An application has been lodged in court to formally wind up a Tasmanian company which at one point boasted four offices and secured expensive contracts in the United States.

Devonport's Raoul Anderson, founder and co-director of Tasmanian tech firm Anderson Morgan. Picture: LinkedIn
Devonport's Raoul Anderson, founder and co-director of Tasmanian tech firm Anderson Morgan. Picture: LinkedIn

The director of a pioneering Tasmanian tech firm that at one point boasted four offices and secured expensive overseas contracts says a Covid tragedy and increased competition led to its collapse.

The Australian arm of global cloud-computing giant Arrow has applied to the Supreme Court of New South Wales to formally wind-up Anderson Morgan, founded in 1999 by Devonport director Raoul Anderson.

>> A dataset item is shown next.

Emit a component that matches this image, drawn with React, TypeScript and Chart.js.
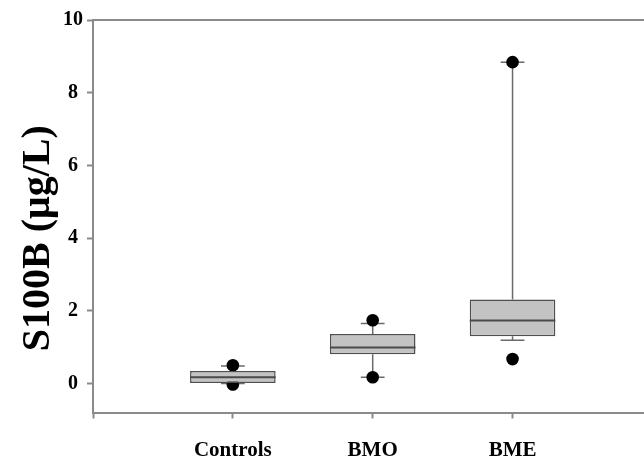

Anderson Morgan, which at one point had offices in Launceston, Ulverstone, Hobart and Brisbane, specialised in software, mobile device management, cryptocurrency and the ‘internet of things’.

Mr Anderson told the Mercury that Anderson Morgan ceased trading in September last year when he spun off its profitable managed service provider arm into a new business, Inscope IT.

The company has been paying off creditors since but that process may be expedited if Arrow’s application is successful.

Inscope IT is a separate entity unrelated to Anderson Morgan and is not the subject of Arrow’s application.

Mr Anderson said his business sustained twin blows in 2020–21.

At the start of the pandemic, Mr Anderson’s US business partner tragically died from Covid, meaning the business had to stop its North American operations. The Mercury reported in 2014 that Anderson Morgan had secured a $100m contract to install Wi-Fi internet systems in 400 sites across the US.

This coincided with a sustained period of increased competition leading to “predatory” behaviour, Mr Anderson said.

“It’s a high-volume, low-margin industry and all of a sudden the supply chain gets disrupted, then the big guys go out and take your clients. There’s a shrinking amount of stuff to sell to the same amount of people,” he said.

“You’re a service-based business in a cutthroat market. You don’t have a niche product to sell.”

Mr Anderson said Anderson Morgan’s closure has coincided with a new phase in his life.

He has become a grandfather for the first time; he’s involved in a Sydney hotel consultancy start-up Hotelr; and he is working with an “international team” on a cryptocurrency project.

“This whole thing has forced me to step back, I’ve been involved in directorships fairly heavily,” he said.

“Im still working in the space, but I’m not going to be front and centre.

“I’ve always said I wanted to take a step back.

“But it didn’t quite happen the way I wanted it to.”

The winding-up application will be heard on December 8.